*WORK INSTRUCTIONS*
From the listing that follows, reproduce only the lines from the one holding "Generate a Python script that draws this with matplotlib." through the one holding "bottoms = np.concatenate([[0], np.cumsum(monthly)[:-1]])", both included, with no pictures.

*MATERIAL PROVIDED*
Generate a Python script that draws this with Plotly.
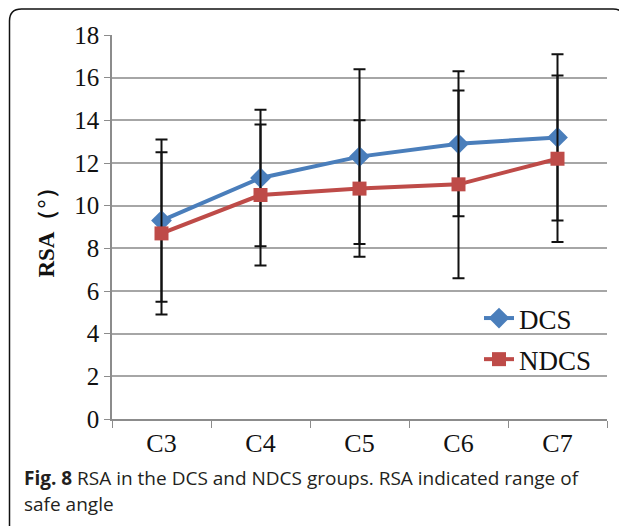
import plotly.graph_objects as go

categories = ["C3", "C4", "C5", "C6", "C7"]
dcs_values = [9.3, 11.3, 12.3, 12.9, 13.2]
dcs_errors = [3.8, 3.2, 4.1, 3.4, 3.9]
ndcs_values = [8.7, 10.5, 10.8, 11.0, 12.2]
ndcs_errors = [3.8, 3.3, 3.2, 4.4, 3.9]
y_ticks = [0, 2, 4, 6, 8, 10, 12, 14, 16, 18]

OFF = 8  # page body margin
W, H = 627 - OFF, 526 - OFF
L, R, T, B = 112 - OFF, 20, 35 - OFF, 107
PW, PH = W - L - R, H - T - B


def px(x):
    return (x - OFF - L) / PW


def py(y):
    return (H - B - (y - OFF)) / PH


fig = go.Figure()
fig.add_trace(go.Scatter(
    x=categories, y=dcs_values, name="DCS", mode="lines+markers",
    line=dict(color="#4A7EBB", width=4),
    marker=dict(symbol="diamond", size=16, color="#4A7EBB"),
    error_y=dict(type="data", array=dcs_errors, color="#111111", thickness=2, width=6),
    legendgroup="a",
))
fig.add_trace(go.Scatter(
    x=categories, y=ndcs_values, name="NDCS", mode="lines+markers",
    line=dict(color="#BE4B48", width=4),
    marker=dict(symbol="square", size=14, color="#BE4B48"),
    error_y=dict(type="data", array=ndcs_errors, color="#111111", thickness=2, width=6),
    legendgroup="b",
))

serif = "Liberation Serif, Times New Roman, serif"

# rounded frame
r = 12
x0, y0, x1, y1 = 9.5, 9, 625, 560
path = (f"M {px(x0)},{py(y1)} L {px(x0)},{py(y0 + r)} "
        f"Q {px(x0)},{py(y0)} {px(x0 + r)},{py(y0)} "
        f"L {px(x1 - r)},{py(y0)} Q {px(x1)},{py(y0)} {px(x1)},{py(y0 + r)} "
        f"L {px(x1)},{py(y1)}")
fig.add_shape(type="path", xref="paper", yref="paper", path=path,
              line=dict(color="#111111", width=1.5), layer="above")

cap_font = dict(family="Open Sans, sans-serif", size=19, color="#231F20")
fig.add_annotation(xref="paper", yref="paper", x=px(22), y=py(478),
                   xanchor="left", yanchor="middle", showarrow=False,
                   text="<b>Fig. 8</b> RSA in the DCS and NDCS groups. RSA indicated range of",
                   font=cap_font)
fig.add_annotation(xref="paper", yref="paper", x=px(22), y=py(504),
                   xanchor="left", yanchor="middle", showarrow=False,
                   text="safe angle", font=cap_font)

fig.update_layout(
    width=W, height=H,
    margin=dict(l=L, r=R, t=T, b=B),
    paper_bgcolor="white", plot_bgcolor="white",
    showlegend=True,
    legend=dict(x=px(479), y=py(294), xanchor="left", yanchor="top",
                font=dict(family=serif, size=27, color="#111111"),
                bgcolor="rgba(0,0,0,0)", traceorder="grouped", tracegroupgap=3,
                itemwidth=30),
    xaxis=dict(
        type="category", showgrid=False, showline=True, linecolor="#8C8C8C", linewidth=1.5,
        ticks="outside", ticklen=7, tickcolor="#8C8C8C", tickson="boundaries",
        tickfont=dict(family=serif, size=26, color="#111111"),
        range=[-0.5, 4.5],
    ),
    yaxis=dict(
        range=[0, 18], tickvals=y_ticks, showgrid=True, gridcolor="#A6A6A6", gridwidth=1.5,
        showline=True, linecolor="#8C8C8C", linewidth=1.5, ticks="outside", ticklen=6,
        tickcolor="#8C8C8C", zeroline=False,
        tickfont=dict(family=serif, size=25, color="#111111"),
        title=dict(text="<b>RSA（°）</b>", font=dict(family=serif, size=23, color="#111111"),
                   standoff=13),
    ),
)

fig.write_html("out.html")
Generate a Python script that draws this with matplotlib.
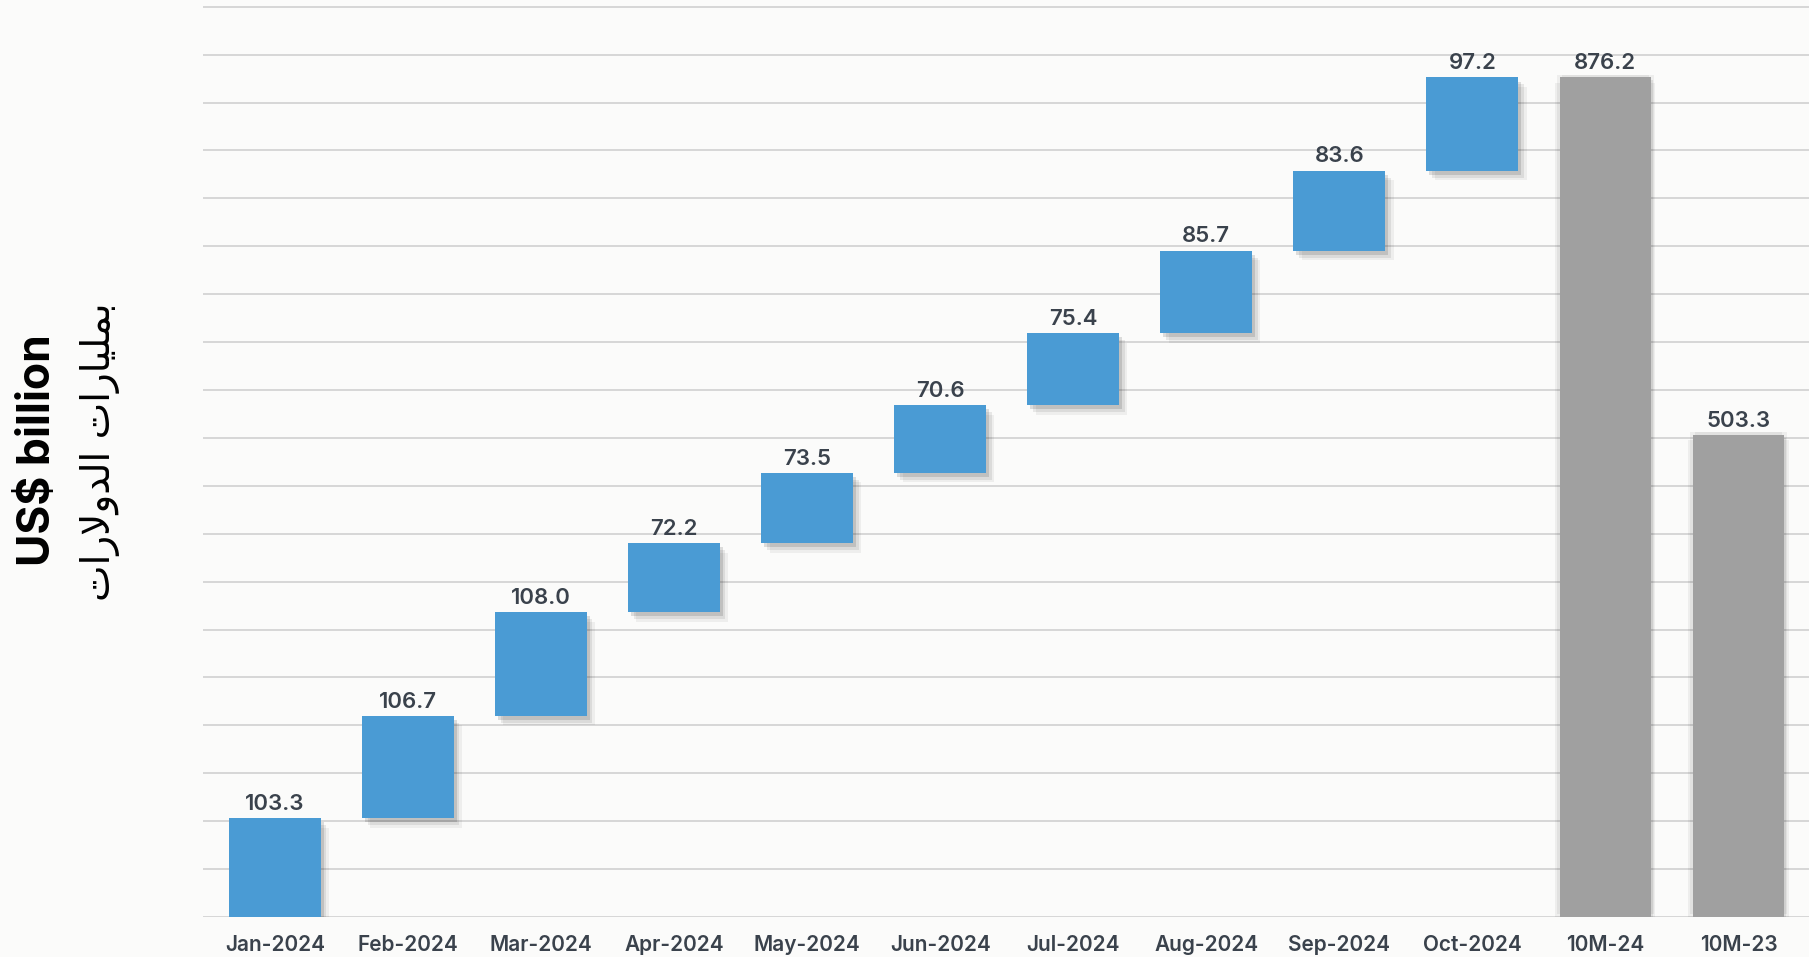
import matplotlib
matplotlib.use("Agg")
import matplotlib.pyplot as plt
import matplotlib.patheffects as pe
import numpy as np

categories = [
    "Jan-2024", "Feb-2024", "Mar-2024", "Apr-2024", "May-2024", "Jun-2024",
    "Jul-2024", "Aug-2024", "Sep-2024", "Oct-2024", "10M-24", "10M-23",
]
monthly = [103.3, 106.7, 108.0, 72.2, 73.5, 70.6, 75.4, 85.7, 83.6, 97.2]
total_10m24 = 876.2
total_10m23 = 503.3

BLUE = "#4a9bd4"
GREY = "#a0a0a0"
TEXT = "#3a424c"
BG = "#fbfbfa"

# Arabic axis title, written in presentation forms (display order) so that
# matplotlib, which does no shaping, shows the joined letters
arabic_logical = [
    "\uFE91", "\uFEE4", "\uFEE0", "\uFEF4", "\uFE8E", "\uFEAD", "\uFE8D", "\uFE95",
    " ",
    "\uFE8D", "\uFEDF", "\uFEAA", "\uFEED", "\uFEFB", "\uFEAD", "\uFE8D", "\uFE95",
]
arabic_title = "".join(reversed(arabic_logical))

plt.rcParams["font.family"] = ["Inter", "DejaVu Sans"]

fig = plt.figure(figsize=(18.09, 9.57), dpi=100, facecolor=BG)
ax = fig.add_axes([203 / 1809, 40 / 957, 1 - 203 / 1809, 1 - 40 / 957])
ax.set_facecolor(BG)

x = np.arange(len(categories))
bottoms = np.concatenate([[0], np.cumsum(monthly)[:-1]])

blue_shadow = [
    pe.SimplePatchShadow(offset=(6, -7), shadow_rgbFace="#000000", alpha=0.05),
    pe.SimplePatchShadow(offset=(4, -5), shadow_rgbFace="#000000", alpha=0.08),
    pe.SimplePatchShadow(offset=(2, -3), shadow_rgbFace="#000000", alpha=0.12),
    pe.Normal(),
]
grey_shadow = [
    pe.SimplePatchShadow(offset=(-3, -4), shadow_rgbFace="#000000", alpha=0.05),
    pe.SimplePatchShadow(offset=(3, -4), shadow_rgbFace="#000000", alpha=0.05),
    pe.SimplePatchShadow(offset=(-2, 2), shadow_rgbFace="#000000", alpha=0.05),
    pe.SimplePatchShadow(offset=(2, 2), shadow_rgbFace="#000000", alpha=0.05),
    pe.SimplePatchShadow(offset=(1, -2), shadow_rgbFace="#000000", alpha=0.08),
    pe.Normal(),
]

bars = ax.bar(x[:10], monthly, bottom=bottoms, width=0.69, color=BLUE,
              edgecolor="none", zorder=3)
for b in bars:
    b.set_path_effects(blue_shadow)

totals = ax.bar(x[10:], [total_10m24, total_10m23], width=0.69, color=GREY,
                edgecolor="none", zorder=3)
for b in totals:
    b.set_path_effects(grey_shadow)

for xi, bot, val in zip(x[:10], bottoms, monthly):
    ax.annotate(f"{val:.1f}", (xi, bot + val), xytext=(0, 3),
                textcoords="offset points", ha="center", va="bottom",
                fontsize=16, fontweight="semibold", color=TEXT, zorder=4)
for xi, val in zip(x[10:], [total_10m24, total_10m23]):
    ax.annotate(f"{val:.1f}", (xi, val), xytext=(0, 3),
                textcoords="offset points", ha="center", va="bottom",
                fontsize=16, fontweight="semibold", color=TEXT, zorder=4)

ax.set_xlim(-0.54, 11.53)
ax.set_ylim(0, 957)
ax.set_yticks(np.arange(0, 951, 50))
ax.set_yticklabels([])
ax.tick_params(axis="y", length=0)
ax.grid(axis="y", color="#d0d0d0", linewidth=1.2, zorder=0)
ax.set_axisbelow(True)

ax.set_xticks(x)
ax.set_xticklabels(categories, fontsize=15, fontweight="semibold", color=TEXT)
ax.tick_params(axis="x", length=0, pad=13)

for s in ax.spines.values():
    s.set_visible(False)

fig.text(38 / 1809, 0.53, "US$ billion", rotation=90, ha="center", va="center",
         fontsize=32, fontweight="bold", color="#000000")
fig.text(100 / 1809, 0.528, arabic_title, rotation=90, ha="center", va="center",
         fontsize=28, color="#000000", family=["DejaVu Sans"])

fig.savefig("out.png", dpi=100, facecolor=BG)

*ANSWER*
Generate a Python script that draws this with matplotlib.
import matplotlib
matplotlib.use("Agg")
import matplotlib.pyplot as plt
import matplotlib.patheffects as pe
import numpy as np

categories = [
    "Jan-2024", "Feb-2024", "Mar-2024", "Apr-2024", "May-2024", "Jun-2024",
    "Jul-2024", "Aug-2024", "Sep-2024", "Oct-2024", "10M-24", "10M-23",
]
monthly = [103.3, 106.7, 108.0, 72.2, 73.5, 70.6, 75.4, 85.7, 83.6, 97.2]
total_10m24 = 876.2
total_10m23 = 503.3

BLUE = "#4a9bd4"
GREY = "#a0a0a0"
TEXT = "#3a424c"
BG = "#fbfbfa"

# Arabic axis title, written in presentation forms (display order) so that
# matplotlib, which does no shaping, shows the joined letters
arabic_logical = [
    "\uFE91", "\uFEE4", "\uFEE0", "\uFEF4", "\uFE8E", "\uFEAD", "\uFE8D", "\uFE95",
    " ",
    "\uFE8D", "\uFEDF", "\uFEAA", "\uFEED", "\uFEFB", "\uFEAD", "\uFE8D", "\uFE95",
]
arabic_title = "".join(reversed(arabic_logical))

plt.rcParams["font.family"] = ["Inter", "DejaVu Sans"]

fig = plt.figure(figsize=(18.09, 9.57), dpi=100, facecolor=BG)
ax = fig.add_axes([203 / 1809, 40 / 957, 1 - 203 / 1809, 1 - 40 / 957])
ax.set_facecolor(BG)

x = np.arange(len(categories))
bottoms = np.concatenate([[0], np.cumsum(monthly)[:-1]])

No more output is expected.